=== Problem statement ===
Pictures aside, quote the whole listing exactly.

== Data section

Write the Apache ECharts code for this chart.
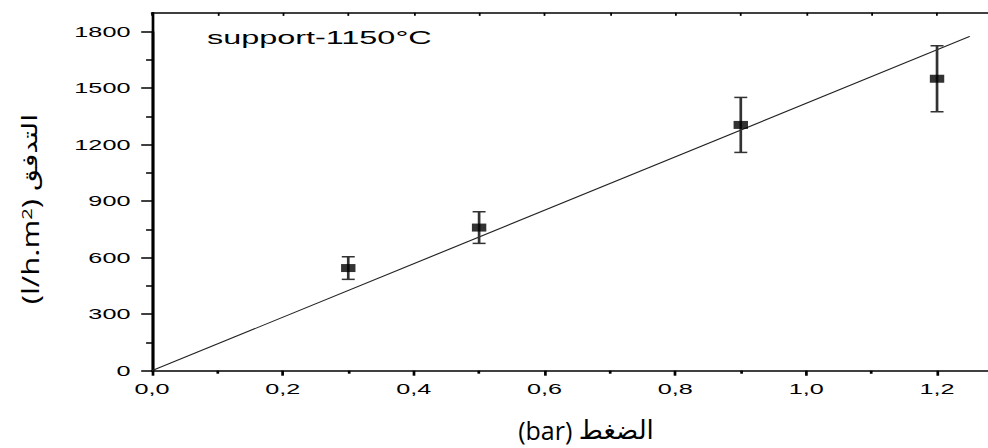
<!DOCTYPE html>
<html>
<head>
<meta charset="utf-8">
<script src="https://cdn.jsdelivr.net/npm/echarts@6/dist/echarts.min.js"></script>
<style>
  html, body { margin: 0; padding: 0; background: #fff; overflow: hidden; width: 988px; height: 448px; }
  #chart { position: absolute; left: 0; top: 0; height: 448px; transform-origin: 0 0; }
</style>
</head>
<body>
<div id="chart"></div>
<script>
// Permeate flux of the support sintered at 1150 °C versus transmembrane pressure
const pressure = [0.3, 0.5, 0.9, 1.2];          // bar
const flux = [545, 760, 1305, 1550];            // l/h.m2
const fluxError = [60, 84, 146, 175];           // standard deviation
// Linear fit drawn through the origin
const fitPressure = [0, 1.25];
const fitFlux = [0, 1775];
// Axis ranges and tick steps
const xRange = [0, 1.3];
const xStep = 0.2;
const yRange = [0, 1800];
const yStep = 300;
const yFrameTop = 1900;

// The plot is drawn narrow and widened by CSS; titles undo the widening
const STRETCH = 1.8;
const PAGE_W = 988, PAGE_H = 448;
const W = PAGE_W / STRETCH;

const dom = document.getElementById('chart');
dom.style.width = W + 'px';
dom.style.transform = 'scaleX(' + STRETCH + ')';

const chart = echarts.init(dom, null, { renderer: 'svg', width: W, height: PAGE_H });

const plotLeft = 152 / STRETCH;
const pxPerBar = 654.2 / STRETCH;
const plotWidth = (xRange[1] - xRange[0]) * pxPerBar;
const y0Pix = 370.7, yTopPix = 31.7;
const frameTopPix = y0Pix - (y0Pix - yTopPix) * yFrameTop / yRange[1];

const labelFont = 'Liberation Sans, Arial, sans-serif';
const commaFmt = v => v.toFixed(1).replace('.', ',');

chart.setOption({
  animation: false,
  backgroundColor: '#fff',
  title: {
    text: 'support-1150°C',
    left: 115, top: 29, padding: 0,
    textStyle: { fontFamily: labelFont, fontSize: 18, fontWeight: 'normal', color: '#000' }
  },
  grid: [
    { left: plotLeft, width: plotWidth, top: yTopPix, height: y0Pix - yTopPix, outerBoundsMode: 'none', containLabel: false },
    { left: plotLeft, width: plotWidth, top: frameTopPix, height: y0Pix - frameTopPix, outerBoundsMode: 'none', containLabel: false }
  ],
  xAxis: [
    {
      type: 'value', gridIndex: 0, min: xRange[0], max: xRange[1], interval: xStep,
      axisLine: { show: true, onZero: false, lineStyle: { color: '#000', width: 1.5 } },
      axisTick: { show: true, inside: false, length: 5, lineStyle: { color: '#000', width: 1.5 } },
      minorTick: { show: true, splitNumber: 2, length: 3, lineStyle: { color: '#000', width: 1.5 } },
      splitLine: { show: false },
      axisLabel: {
        show: true, margin: 11, showMaxLabel: false, formatter: commaFmt,
        fontFamily: labelFont, fontSize: 14, color: '#000'
      }
    },
    {
      type: 'value', gridIndex: 1, position: 'top', min: xRange[0], max: xRange[1], interval: 0.1,
      axisLine: { show: true, onZero: false, lineStyle: { color: '#000', width: 1.5 } },
      axisTick: { show: true, inside: true, length: 3, lineStyle: { color: '#000', width: 1 } },
      axisLabel: { show: false },
      splitLine: { show: false }
    }
  ],
  yAxis: [
    {
      type: 'value', gridIndex: 0, min: yRange[0], max: yRange[1], interval: yStep,
      axisLine: { show: true, onZero: false, lineStyle: { color: '#000', width: 1.5 } },
      axisTick: { show: true, inside: false, length: 6, lineStyle: { color: '#000', width: 1.5 } },
      minorTick: { show: true, splitNumber: 2, length: 3.3, lineStyle: { color: '#000', width: 1.5 } },
      splitLine: { show: false },
      axisLabel: {
        show: true, margin: 12, formatter: v => String(v),
        fontFamily: labelFont, fontSize: 14, color: '#000'
      }
    },
    {
      type: 'value', gridIndex: 1, min: 0, max: yFrameTop,
      axisLine: { show: true, onZero: false, lineStyle: { color: '#000', width: 1.5 } },
      axisTick: { show: false }, axisLabel: { show: false }, splitLine: { show: false }
    }
  ],
  series: [
    {
      name: 'fit', type: 'line', xAxisIndex: 0, yAxisIndex: 0,
      data: fitPressure.map((p, i) => [p, fitFlux[i]]),
      showSymbol: false, symbol: 'none', silent: true, clip: false,
      lineStyle: { color: '#222', width: 1 }, z: 2
    },
    {
      name: 'error', type: 'custom', xAxisIndex: 0, yAxisIndex: 0, silent: true,
      data: pressure.map((p, i) => [p, flux[i] - fluxError[i], flux[i] + fluxError[i]]),
      encode: { x: 0, y: [1, 2] },
      renderItem: function (params, api) {
        const lo = api.coord([api.value(0), api.value(1)]);
        const hi = api.coord([api.value(0), api.value(2)]);
        const cap = 3.6;
        const stroke = '#333';
        return {
          type: 'group',
          children: [
            { type: 'line', shape: { x1: lo[0], y1: lo[1], x2: hi[0], y2: hi[1] }, style: { stroke: stroke, lineWidth: 1.5 } },
            { type: 'line', shape: { x1: lo[0] - cap, y1: lo[1], x2: lo[0] + cap, y2: lo[1] }, style: { stroke: stroke, lineWidth: 1.5 } },
            { type: 'line', shape: { x1: hi[0] - cap, y1: hi[1], x2: hi[0] + cap, y2: hi[1] }, style: { stroke: stroke, lineWidth: 1.5 } }
          ]
        };
      },
      z: 3
    },
    {
      name: 'flux', type: 'scatter', xAxisIndex: 0, yAxisIndex: 0, silent: true,
      data: pressure.map((p, i) => [p, flux[i]]),
      symbol: 'rect', symbolSize: [8, 8],
      itemStyle: { color: '#000' }, z: 4
    }
  ],
  graphic: [
    {
      type: 'text', silent: true,
      x: 586 / STRETCH, y: 430, scaleX: 1 / STRETCH,
      style: {
        text: '{a|(bar) }{b|الضغط}',
        align: 'center', verticalAlign: 'middle',
        rich: {
          a: { fontFamily: 'Open Sans', fontSize: 25, fill: '#000' },
          b: { fontFamily: 'DejaVu Sans', fontSize: 26, fill: '#000' }
        }
      }
    },
    {
      type: 'text', silent: true,
      x: 30 / STRETCH, y: 209, rotation: Math.PI / 2, scaleX: 1.35, scaleY: 1 / STRETCH,
      style: {
        text: '{a|(l/h.m}{s|2}{a|) }{b|التدفق}',
        align: 'center', verticalAlign: 'middle',
        rich: {
          a: { fontFamily: 'Open Sans', fontSize: 23, fill: '#000' },
          s: { fontFamily: 'Open Sans', fontSize: 15, fill: '#000', verticalAlign: 'top' },
          b: { fontFamily: 'DejaVu Sans', fontSize: 21, fill: '#000' }
        }
      }
    }
  ]
});
</script>
</body>
</html>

====

=== Solved problem ===
Write the Apache ECharts code for this chart.
<!DOCTYPE html>
<html>
<head>
<meta charset="utf-8">
<script src="https://cdn.jsdelivr.net/npm/echarts@6/dist/echarts.min.js"></script>
<style>
  html, body { margin: 0; padding: 0; background: #fff; overflow: hidden; width: 988px; height: 448px; }
  #chart { position: absolute; left: 0; top: 0; height: 448px; transform-origin: 0 0; }
</style>
</head>
<body>
<div id="chart"></div>
<script>
// Permeate flux of the support sintered at 1150 °C versus transmembrane pressure
const pressure = [0.3, 0.5, 0.9, 1.2];          // bar
const flux = [545, 760, 1305, 1550];            // l/h.m2
const fluxError = [60, 84, 146, 175];           // standard deviation
// Linear fit drawn through the origin
const fitPressure = [0, 1.25];
const fitFlux = [0, 1775];
// Axis ranges and tick steps
const xRange = [0, 1.3];
const xStep = 0.2;
const yRange = [0, 1800];
const yStep = 300;
const yFrameTop = 1900;

// The plot is drawn narrow and widened by CSS; titles undo the widening
const STRETCH = 1.8;
const PAGE_W = 988, PAGE_H = 448;
const W = PAGE_W / STRETCH;

const dom = document.getElementById('chart');
dom.style.width = W + 'px';
dom.style.transform = 'scaleX(' + STRETCH + ')';

const chart = echarts.init(dom, null, { renderer: 'svg', width: W, height: PAGE_H });

const plotLeft = 152 / STRETCH;
const pxPerBar = 654.2 / STRETCH;
const plotWidth = (xRange[1] - xRange[0]) * pxPerBar;
const y0Pix = 370.7, yTopPix = 31.7;
const frameTopPix = y0Pix - (y0Pix - yTopPix) * yFrameTop / yRange[1];

const labelFont = 'Liberation Sans, Arial, sans-serif';
const commaFmt = v => v.toFixed(1).replace('.', ',');

chart.setOption({
  animation: false,
  backgroundColor: '#fff',
  title: {
    text: 'support-1150°C',
    left: 115, top: 29, padding: 0,
    textStyle: { fontFamily: labelFont, fontSize: 18, fontWeight: 'normal', color: '#000' }
  },
  grid: [
    { left: plotLeft, width: plotWidth, top: yTopPix, height: y0Pix - yTopPix, outerBoundsMode: 'none', containLabel: false },
    { left: plotLeft, width: plotWidth, top: frameTopPix, height: y0Pix - frameTopPix, outerBoundsMode: 'none', containLabel: false }
  ],
  xAxis: [
    {
      type: 'value', gridIndex: 0, min: xRange[0], max: xRange[1], interval: xStep,
      axisLine: { show: true, onZero: false, lineStyle: { color: '#000', width: 1.5 } },
      axisTick: { show: true, inside: false, length: 5, lineStyle: { color: '#000', width: 1.5 } },
      minorTick: { show: true, splitNumber: 2, length: 3, lineStyle: { color: '#000', width: 1.5 } },
      splitLine: { show: false },
      axisLabel: {
        show: true, margin: 11, showMaxLabel: false, formatter: commaFmt,
        fontFamily: labelFont, fontSize: 14, color: '#000'
      }
    },
    {
      type: 'value', gridIndex: 1, position: 'top', min: xRange[0], max: xRange[1], interval: 0.1,
      axisLine: { show: true, onZero: false, lineStyle: { color: '#000', width: 1.5 } },
      axisTick: { show: true, inside: true, length: 3, lineStyle: { color: '#000', width: 1 } },
      axisLabel: { show: false },
      splitLine: { show: false }
    }
  ],
  yAxis: [
    {
      type: 'value', gridIndex: 0, min: yRange[0], max: yRange[1], interval: yStep,
      axisLine: { show: true, onZero: false, lineStyle: { color: '#000', width: 1.5 } },
      axisTick: { show: true, inside: false, length: 6, lineStyle: { color: '#000', width: 1.5 } },
      minorTick: { show: true, splitNumber: 2, length: 3.3, lineStyle: { color: '#000', width: 1.5 } },
      splitLine: { show: false },
      axisLabel: {
        show: true, margin: 12, formatter: v => String(v),
        fontFamily: labelFont, fontSize: 14, color: '#000'
      }
    },
    {
      type: 'value', gridIndex: 1, min: 0, max: yFrameTop,
      axisLine: { show: true, onZero: false, lineStyle: { color: '#000', width: 1.5 } },
      axisTick: { show: false }, axisLabel: { show: false }, splitLine: { show: false }
    }
  ],
  series: [
    {
      name: 'fit', type: 'line', xAxisIndex: 0, yAxisIndex: 0,
      data: fitPressure.map((p, i) => [p, fitFlux[i]]),
      showSymbol: false, symbol: 'none', silent: true, clip: false,
      lineStyle: { color: '#222', width: 1 }, z: 2
    },
    {
      name: 'error', type: 'custom', xAxisIndex: 0, yAxisIndex: 0, silent: true,
      data: pressure.map((p, i) => [p, flux[i] - fluxError[i], flux[i] + fluxError[i]]),
      encode: { x: 0, y: [1, 2] },
      renderItem: function (params, api) {
        const lo = api.coord([api.value(0), api.value(1)]);
        const hi = api.coord([api.value(0), api.value(2)]);
        const cap = 3.6;
        const stroke = '#333';
        return {
          type: 'group',
          children: [
            { type: 'line', shape: { x1: lo[0], y1: lo[1], x2: hi[0], y2: hi[1] }, style: { stroke: stroke, lineWidth: 1.5 } },
            { type: 'line', shape: { x1: lo[0] - cap, y1: lo[1], x2: lo[0] + cap, y2: lo[1] }, style: { stroke: stroke, lineWidth: 1.5 } },
            { type: 'line', shape: { x1: hi[0] - cap, y1: hi[1], x2: hi[0] + cap, y2: hi[1] }, style: { stroke: stroke, lineWidth: 1.5 } }
          ]
        };
      },
      z: 3
    },
    {
      name: 'flux', type: 'scatter', xAxisIndex: 0, yAxisIndex: 0, silent: true,
      data: pressure.map((p, i) => [p, flux[i]]),
      symbol: 'rect', symbolSize: [8, 8],
      itemStyle: { color: '#000' }, z: 4
    }
  ],
  graphic: [
    {
      type: 'text', silent: true,
      x: 586 / STRETCH, y: 430, scaleX: 1 / STRETCH,
      style: {
        text: '{a|(bar) }{b|الضغط}',
        align: 'center', verticalAlign: 'middle',
        rich: {
          a: { fontFamily: 'Open Sans', fontSize: 25, fill: '#000' },
          b: { fontFamily: 'DejaVu Sans', fontSize: 26, fill: '#000' }
        }
      }
    },
    {
      type: 'text', silent: true,
      x: 30 / STRETCH, y: 209, rotation: Math.PI / 2, scaleX: 1.35, scaleY: 1 / STRETCH,
      style: {
        text: '{a|(l/h.m}{s|2}{a|) }{b|التدفق}',
        align: 'center', verticalAlign: 'middle',
        rich: {
          a: { fontFamily: 'Open Sans', fontSize: 23, fill: '#000' },
          s: { fontFamily: 'Open Sans', fontSize: 15, fill: '#000', verticalAlign: 'top' },
          b: { fontFamily: 'DejaVu Sans', fontSize: 21, fill: '#000' }
        }
      }
    }
  ]
});
</script>
</body>
</html>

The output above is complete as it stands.